• DESCRIPTION OF THE TASK: All the data below goes into the copy word for word, but the pictures don't.

++++

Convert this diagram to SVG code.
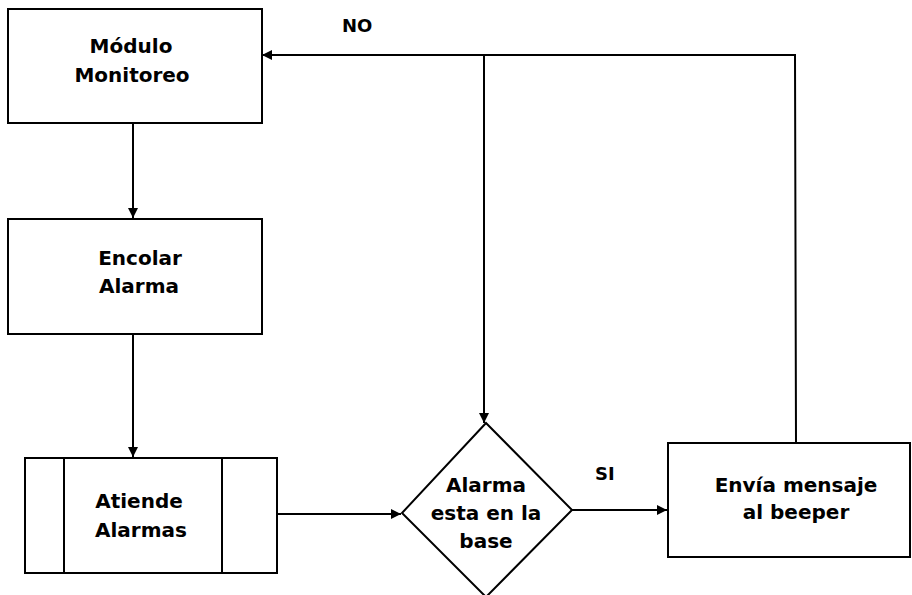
<svg xmlns="http://www.w3.org/2000/svg" width="912" height="595" viewBox="0 0 912 595">
<style>
.box{fill:#fff;stroke:#000;stroke-width:2}
.ln{fill:none;stroke:#000;stroke-width:2}
.t{font-family:"DejaVu Sans","Liberation Sans",Arial,sans-serif;font-weight:bold;font-size:20px;fill:#000;text-anchor:middle}
.lbl{font-family:"DejaVu Sans","Liberation Sans",Arial,sans-serif;font-weight:bold;font-size:18px;fill:#000}
</style>
<defs>
<marker id="ah" markerWidth="12" markerHeight="12" refX="10" refY="6" orient="auto" markerUnits="userSpaceOnUse">
<path d="M0,1 L10,6 L0,11 Z" fill="#000"/>
</marker>
</defs>
<rect width="912" height="595" fill="#fff"/>
<g id="connectors">
<line class="ln" x1="133" y1="123" x2="133" y2="218" marker-end="url(#ah)"/>
<line class="ln" x1="133" y1="334" x2="133" y2="457" marker-end="url(#ah)"/>
<line class="ln" x1="277" y1="514" x2="401" y2="514" marker-end="url(#ah)"/>
<line class="ln" x1="572" y1="510" x2="667" y2="510" marker-end="url(#ah)"/>
<polyline class="ln" points="796,443 795,55 262,55" marker-end="url(#ah)"/>
<line class="ln" x1="484" y1="55" x2="484" y2="423" marker-end="url(#ah)"/>
</g>
<g id="modulo">
<rect class="box" x="8" y="9" width="254" height="114"/>
<text class="t" x="131" y="53">Módulo</text>
<text class="t" x="132" y="82">Monitoreo</text>
</g>
<g id="encolar">
<rect class="box" x="8" y="219" width="254" height="115"/>
<text class="t" x="140" y="265">Encolar</text>
<text class="t" x="139" y="293">Alarma</text>
</g>
<g id="atiende">
<rect class="box" x="25" y="458" width="252" height="115"/>
<line class="ln" x1="64" y1="458" x2="64" y2="573"/>
<line class="ln" x1="222" y1="458" x2="222" y2="573"/>
<text class="t" x="139" y="508">Atiende</text>
<text class="t" x="141" y="537">Alarmas</text>
</g>
<g id="decision">
<polygon class="box" points="486,423 572,510 486,597 402,513"/>
<text class="t" x="486" y="492">Alarma</text>
<text class="t" x="486" y="520">esta en la</text>
<text class="t" x="486" y="548">base</text>
</g>
<g id="envia">
<rect class="box" x="668" y="443" width="242" height="114"/>
<text class="t" x="796" y="492">Envía mensaje</text>
<text class="t" x="796" y="519">al beeper</text>
</g>
<g id="labels">
<text class="lbl" x="342" y="32">NO</text>
<text class="lbl" x="595" y="480">SI</text>
</g>
</svg>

++++

• RESULT FOR THIS TASK:
Convert this diagram to SVG code.
<svg xmlns="http://www.w3.org/2000/svg" width="912" height="595" viewBox="0 0 912 595">
<style>
.box{fill:#fff;stroke:#000;stroke-width:2}
.ln{fill:none;stroke:#000;stroke-width:2}
.t{font-family:"DejaVu Sans","Liberation Sans",Arial,sans-serif;font-weight:bold;font-size:20px;fill:#000;text-anchor:middle}
.lbl{font-family:"DejaVu Sans","Liberation Sans",Arial,sans-serif;font-weight:bold;font-size:18px;fill:#000}
</style>
<defs>
<marker id="ah" markerWidth="12" markerHeight="12" refX="10" refY="6" orient="auto" markerUnits="userSpaceOnUse">
<path d="M0,1 L10,6 L0,11 Z" fill="#000"/>
</marker>
</defs>
<rect width="912" height="595" fill="#fff"/>
<g id="connectors">
<line class="ln" x1="133" y1="123" x2="133" y2="218" marker-end="url(#ah)"/>
<line class="ln" x1="133" y1="334" x2="133" y2="457" marker-end="url(#ah)"/>
<line class="ln" x1="277" y1="514" x2="401" y2="514" marker-end="url(#ah)"/>
<line class="ln" x1="572" y1="510" x2="667" y2="510" marker-end="url(#ah)"/>
<polyline class="ln" points="796,443 795,55 262,55" marker-end="url(#ah)"/>
<line class="ln" x1="484" y1="55" x2="484" y2="423" marker-end="url(#ah)"/>
</g>
<g id="modulo">
<rect class="box" x="8" y="9" width="254" height="114"/>
<text class="t" x="131" y="53">Módulo</text>
<text class="t" x="132" y="82">Monitoreo</text>
</g>
<g id="encolar">
<rect class="box" x="8" y="219" width="254" height="115"/>
<text class="t" x="140" y="265">Encolar</text>
<text class="t" x="139" y="293">Alarma</text>
</g>
<g id="atiende">
<rect class="box" x="25" y="458" width="252" height="115"/>
<line class="ln" x1="64" y1="458" x2="64" y2="573"/>
<line class="ln" x1="222" y1="458" x2="222" y2="573"/>
<text class="t" x="139" y="508">Atiende</text>
<text class="t" x="141" y="537">Alarmas</text>
</g>
<g id="decision">
<polygon class="box" points="486,423 572,510 486,597 402,513"/>
<text class="t" x="486" y="492">Alarma</text>
<text class="t" x="486" y="520">esta en la</text>
<text class="t" x="486" y="548">base</text>
</g>
<g id="envia">
<rect class="box" x="668" y="443" width="242" height="114"/>
<text class="t" x="796" y="492">Envía mensaje</text>
<text class="t" x="796" y="519">al beeper</text>
</g>
<g id="labels">
<text class="lbl" x="342" y="32">NO</text>
<text class="lbl" x="595" y="480">SI</text>
</g>
</svg>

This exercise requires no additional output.